Given instruction ::
Write out all lines holding the word "this".

Entries ::
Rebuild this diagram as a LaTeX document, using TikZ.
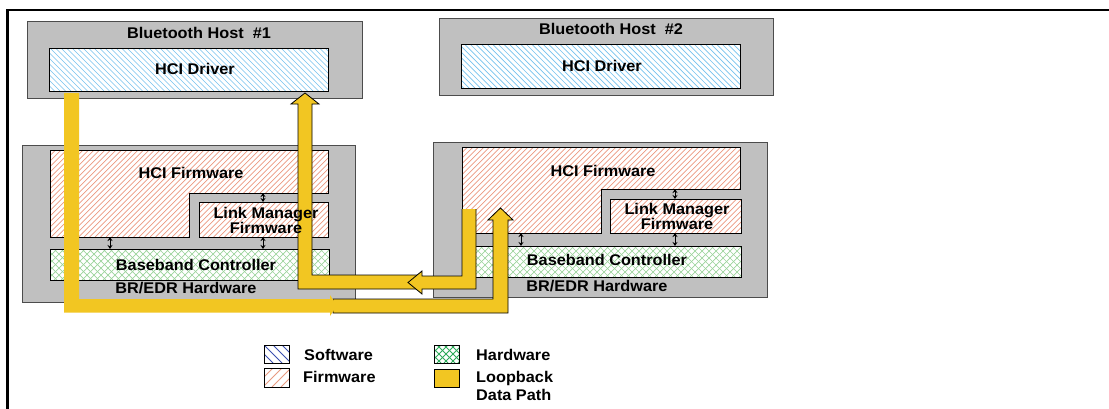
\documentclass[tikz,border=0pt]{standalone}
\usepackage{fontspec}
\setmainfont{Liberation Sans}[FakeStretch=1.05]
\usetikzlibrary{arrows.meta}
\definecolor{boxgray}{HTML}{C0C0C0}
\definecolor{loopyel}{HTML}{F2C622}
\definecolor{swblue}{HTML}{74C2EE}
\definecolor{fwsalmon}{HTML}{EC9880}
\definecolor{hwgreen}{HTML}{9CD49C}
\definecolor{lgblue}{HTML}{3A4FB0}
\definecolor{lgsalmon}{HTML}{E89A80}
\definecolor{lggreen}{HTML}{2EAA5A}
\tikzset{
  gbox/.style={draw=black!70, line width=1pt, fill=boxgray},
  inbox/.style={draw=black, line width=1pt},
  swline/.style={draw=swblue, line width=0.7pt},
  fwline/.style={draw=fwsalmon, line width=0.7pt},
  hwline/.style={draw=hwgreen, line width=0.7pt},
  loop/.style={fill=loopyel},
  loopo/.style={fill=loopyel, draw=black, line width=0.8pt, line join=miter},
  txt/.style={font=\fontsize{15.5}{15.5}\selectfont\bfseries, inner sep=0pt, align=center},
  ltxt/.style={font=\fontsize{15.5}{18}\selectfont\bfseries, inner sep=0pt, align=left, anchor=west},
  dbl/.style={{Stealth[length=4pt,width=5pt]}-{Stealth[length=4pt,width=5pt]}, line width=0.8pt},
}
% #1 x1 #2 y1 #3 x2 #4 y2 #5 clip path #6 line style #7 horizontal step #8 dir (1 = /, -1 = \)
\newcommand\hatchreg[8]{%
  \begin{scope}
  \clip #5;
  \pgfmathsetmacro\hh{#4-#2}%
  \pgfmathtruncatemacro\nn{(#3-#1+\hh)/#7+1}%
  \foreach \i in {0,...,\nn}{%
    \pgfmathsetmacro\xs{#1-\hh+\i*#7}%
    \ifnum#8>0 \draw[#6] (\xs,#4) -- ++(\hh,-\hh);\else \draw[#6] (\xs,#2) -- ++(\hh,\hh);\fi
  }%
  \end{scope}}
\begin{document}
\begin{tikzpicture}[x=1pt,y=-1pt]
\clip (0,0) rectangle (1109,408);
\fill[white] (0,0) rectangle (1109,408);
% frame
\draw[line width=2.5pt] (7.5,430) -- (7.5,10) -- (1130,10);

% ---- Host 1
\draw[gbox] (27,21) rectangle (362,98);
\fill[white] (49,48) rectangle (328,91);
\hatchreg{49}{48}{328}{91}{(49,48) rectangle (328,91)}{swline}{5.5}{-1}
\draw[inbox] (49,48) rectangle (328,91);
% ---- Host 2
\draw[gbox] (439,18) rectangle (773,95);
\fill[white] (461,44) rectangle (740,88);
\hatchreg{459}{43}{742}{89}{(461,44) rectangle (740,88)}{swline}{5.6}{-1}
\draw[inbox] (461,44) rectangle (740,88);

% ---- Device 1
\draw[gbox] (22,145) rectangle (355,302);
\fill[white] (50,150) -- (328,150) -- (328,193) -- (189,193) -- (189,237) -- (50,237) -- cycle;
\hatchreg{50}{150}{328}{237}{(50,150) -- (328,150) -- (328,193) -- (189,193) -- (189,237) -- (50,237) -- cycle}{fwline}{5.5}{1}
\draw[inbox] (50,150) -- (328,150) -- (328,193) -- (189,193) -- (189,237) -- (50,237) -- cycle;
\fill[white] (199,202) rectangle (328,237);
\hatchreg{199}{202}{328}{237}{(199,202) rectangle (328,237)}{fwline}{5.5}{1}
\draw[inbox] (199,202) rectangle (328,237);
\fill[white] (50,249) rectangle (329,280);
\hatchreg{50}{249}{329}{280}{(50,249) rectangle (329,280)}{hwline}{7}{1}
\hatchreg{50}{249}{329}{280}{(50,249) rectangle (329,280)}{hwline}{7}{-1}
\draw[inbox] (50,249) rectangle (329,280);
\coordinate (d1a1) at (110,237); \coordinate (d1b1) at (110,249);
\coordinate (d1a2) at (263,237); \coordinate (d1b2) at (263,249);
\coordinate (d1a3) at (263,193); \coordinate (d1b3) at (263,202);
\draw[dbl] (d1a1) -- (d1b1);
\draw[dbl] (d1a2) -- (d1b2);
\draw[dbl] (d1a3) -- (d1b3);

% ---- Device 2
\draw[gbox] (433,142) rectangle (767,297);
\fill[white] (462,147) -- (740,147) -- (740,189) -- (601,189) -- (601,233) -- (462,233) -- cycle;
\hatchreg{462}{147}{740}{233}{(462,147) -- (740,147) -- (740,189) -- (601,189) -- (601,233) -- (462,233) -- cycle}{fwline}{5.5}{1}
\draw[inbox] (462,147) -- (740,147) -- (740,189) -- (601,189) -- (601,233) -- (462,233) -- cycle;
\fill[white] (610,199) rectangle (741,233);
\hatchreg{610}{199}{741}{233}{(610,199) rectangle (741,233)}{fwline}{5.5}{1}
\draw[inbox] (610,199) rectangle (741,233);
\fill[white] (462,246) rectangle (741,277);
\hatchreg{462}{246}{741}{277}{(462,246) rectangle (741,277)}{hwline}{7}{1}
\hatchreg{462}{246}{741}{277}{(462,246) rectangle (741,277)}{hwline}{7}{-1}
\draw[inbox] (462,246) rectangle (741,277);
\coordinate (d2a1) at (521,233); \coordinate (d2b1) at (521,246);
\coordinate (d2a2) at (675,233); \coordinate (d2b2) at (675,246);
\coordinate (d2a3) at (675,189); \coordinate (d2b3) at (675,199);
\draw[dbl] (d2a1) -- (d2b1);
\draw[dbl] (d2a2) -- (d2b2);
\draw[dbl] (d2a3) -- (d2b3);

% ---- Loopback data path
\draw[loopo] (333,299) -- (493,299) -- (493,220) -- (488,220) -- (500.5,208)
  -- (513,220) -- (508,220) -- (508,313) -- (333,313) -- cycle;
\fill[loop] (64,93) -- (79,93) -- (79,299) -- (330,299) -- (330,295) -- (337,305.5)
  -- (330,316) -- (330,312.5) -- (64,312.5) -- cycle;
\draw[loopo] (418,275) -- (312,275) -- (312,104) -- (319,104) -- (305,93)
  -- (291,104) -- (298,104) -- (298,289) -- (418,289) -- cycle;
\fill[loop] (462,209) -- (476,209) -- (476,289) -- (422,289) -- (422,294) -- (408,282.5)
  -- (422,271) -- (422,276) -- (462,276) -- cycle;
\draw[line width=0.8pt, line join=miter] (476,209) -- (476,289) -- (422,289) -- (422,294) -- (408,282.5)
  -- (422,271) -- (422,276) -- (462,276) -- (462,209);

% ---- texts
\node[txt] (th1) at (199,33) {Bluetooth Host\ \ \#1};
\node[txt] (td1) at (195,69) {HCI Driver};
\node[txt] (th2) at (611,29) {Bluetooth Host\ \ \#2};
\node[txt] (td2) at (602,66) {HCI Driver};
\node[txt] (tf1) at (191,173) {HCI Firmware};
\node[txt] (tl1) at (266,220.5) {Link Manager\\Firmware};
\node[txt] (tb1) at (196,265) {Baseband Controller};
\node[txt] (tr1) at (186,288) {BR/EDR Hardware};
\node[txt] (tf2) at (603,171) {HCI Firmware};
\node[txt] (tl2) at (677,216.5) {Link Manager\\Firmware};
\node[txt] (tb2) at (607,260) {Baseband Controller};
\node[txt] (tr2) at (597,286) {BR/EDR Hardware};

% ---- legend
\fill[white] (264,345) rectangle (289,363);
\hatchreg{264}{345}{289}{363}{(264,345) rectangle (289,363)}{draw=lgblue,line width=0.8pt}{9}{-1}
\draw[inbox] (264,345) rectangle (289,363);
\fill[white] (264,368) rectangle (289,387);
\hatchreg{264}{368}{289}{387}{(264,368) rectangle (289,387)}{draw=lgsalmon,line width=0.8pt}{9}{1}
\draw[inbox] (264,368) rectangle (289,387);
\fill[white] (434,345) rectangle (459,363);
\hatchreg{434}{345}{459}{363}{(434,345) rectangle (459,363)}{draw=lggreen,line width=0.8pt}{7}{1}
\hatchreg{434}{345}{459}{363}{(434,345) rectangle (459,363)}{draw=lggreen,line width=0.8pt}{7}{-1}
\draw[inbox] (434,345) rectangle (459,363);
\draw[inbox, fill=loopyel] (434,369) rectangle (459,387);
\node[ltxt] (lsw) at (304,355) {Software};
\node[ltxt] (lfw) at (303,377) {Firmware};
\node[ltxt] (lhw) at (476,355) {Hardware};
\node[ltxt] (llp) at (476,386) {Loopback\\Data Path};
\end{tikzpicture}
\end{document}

--

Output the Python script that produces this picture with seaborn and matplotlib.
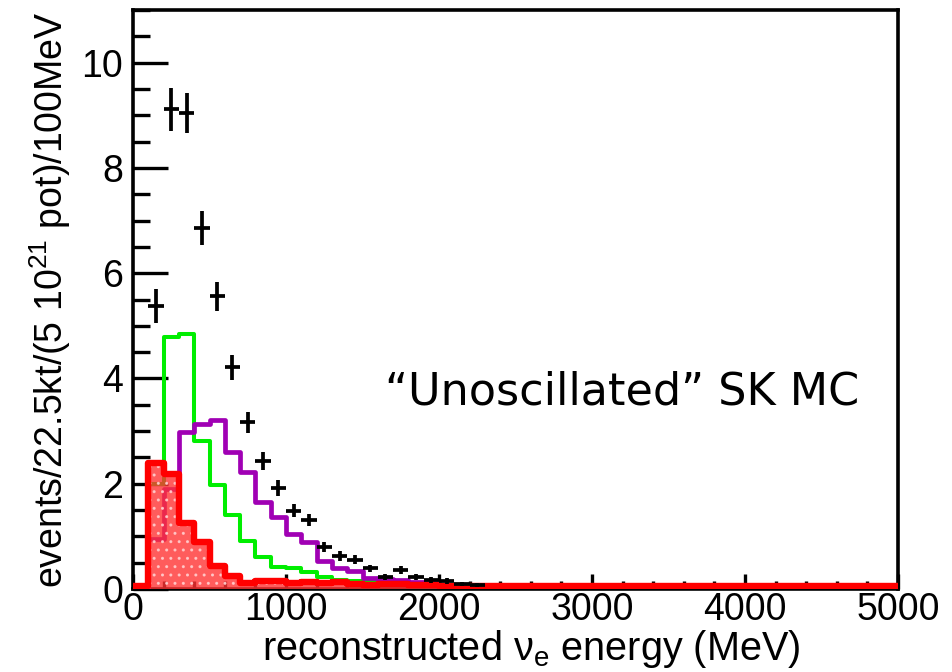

Right answer ::
Rebuild this diagram as a LaTeX document, using TikZ.
Output the Python script that produces this picture with seaborn and matplotlib.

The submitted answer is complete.